- I have a personal issue that is keeping me from attending class
- I want to do a grade replacement
- I want to nominate my instructor for an award
- I have a complaint about my instructor
- I want to contest a grade
Many times students encounter problems in their personal lives that keep them from being able to attend class. Sometimes such problems are short-term and involve missing just one or two classes but other times they may result in excessive absences. Whatever the case, your first move should always be to discuss your absences with your instructor. You do not have to divulge private information to your instructor. It should be enough to say that you have a personal issue that is keeping your from attending class. Ask your instructor if you may complete late or missed work and stay caught up on writing assignments. We also recommend that you notify the Dean of Students Office who can determine whether your situation meets their requirements for sending a note to all of your instructors, asking them to consider working with you during this time. You should know, though, that ultimately it is up to the discretion of each instructor as to whether or not s/he will honor such requests from the Dean’s Office.
You may also want to seek help at the Counseling Center, where you may meet confidentially with counselors who may be able to provide the help that you need.
The process for Grade Replacement has recently been updated; you can now do it online. More information about this new process, including an online instructional video and a link to add/drop dates, can be found on the Registrar's webpage for the Grade Replacement Policy. Note: An Academic Petition to apply the grade replacement policy to a class taken prior to Fall 2007 will not be approved. There are no exceptions to the details of the policy as outlined in the undergraduate catalog.
To write a letter of praise you may send your original and signed letter to Dr. Cy Knoblauch, Director of First-Year Writing, First-Year Writing, College of Arts and Sciences, University of North Carolina at Charlotte, Charlotte, NC 28223. Please include your student ID number for authentification purposes.

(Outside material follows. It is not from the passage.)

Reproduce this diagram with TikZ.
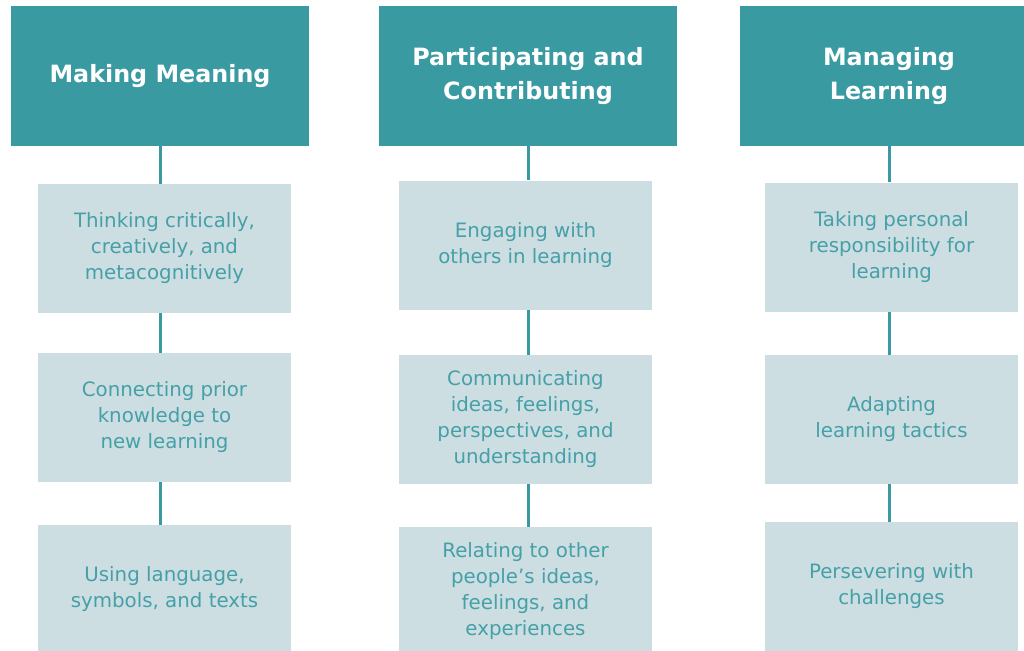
\documentclass[tikz,border=0pt]{standalone}
\usepackage{fontspec}
\setmainfont{DejaVu Sans}
\usetikzlibrary{positioning}
\definecolor{headteal}{HTML}{3A9AA2}
\definecolor{boxgrey}{HTML}{CDDEE2}
\definecolor{textteal}{HTML}{45A0A8}
\tikzset{
  headbox/.style={fill=headteal, text=white, font=\fontsize{23.8}{34}\selectfont\bfseries,
    minimum width=298pt, minimum height=140pt, align=center, inner sep=0pt},
  subbox/.style={fill=boxgrey, text=textteal, font=\fontsize{19.8}{26}\selectfont,
    minimum width=253pt, minimum height=129pt, align=center, inner sep=0pt},
  link/.style={draw=headteal, line width=3pt}
}

\begin{document}
\begin{tikzpicture}[x=1pt, y=-1pt]
		%%%%% START %%%%%
		\clip (0, 0) rectangle (1024, 650);
		\fill[white] (0, 0) rectangle (1024, 650);
		
		% headers
		\node[headbox] (mm) at (160, 76) {Making Meaning};
		\node[headbox] (pc) at (528, 76) {Participating and\\Contributing};
		\node[headbox] (ml) at (889, 76) {Managing\\Learning};
		
		% making meaning
		\node[subbox] (mma) at (164.5, 248.5) {Thinking critically,\\creatively, and\\metacognitively};
		\node[subbox] (mmb) at (164.5, 417.5) {Connecting prior\\knowledge to\\new learning};
		\node[subbox] (mmc) at (164.5, 589.5) {Using language,\\symbols, and texts};
		
		% participating and contributing
		\node[subbox] (pca) at (525.5, 245) {Engaging with\\others in learning};
		\node[subbox] (pcb) at (525.5, 419.5) {Communicating\\ideas, feelings,\\perspectives, and\\understanding};
		\node[subbox] (pcc) at (525.5, 591.5) {Relating to other\\people’s ideas,\\feelings, and\\experiences};
		
		% managing learning
		\node[subbox] (mla) at (891.5, 247) {Taking personal\\responsibility for\\learning};
		\node[subbox] (mlb) at (891.5, 419.5) {Adapting\\learning tactics};
		\node[subbox] (mlc) at (891.5, 586.5) {Persevering with\\challenges};
		
		% connectors
		\draw[link] (mm.south) -- (mm.south |- mma.north);
		\draw[link] (mm.south |- mma.south) -- (mm.south |- mmb.north);
		\draw[link] (mm.south |- mmb.south) -- (mm.south |- mmc.north);
		\draw[link] (pc.south) -- (pc.south |- pca.north);
		\draw[link] (pc.south |- pca.south) -- (pc.south |- pcb.north);
		\draw[link] (pc.south |- pcb.south) -- (pc.south |- pcc.north);
		\draw[link] (ml.south) -- (ml.south |- mla.north);
		\draw[link] (ml.south |- mla.south) -- (ml.south |- mlb.north);
		\draw[link] (ml.south |- mlb.south) -- (ml.south |- mlc.north);
		%%%%% END %%%%%
\end{tikzpicture}
\end{document}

First, talk to your instructor to try to resolve the issue. Sometimes problems may be solved by simply talking about them. If you find yourself unable to reach an acceptable solution, however, then you should email Dr. Jan Rieman, Associate Coordinator of First-Year Writing. You may also phone her at 704‑687‑3266. She is available to mediate a conversation with you and your instructor, if necessary.
First, meet in person with your instructor and ask him or her to explain how your grade was determined. Such discussions must occur in person because it is a violation of your privacy to discuss grades over email. If you have done that and still believe that you have been unfairly graded, then you should formally contest the grade.
The full grade appeal policy can be found in the undergraduate catalog's Degree Requirements and Academic Regulations under the heading "Grading and Related Policies." Review this policy closely, and learn about when it is appropriate to initiate a grade appeal, and how to do so, from the Grade Appeal Guide.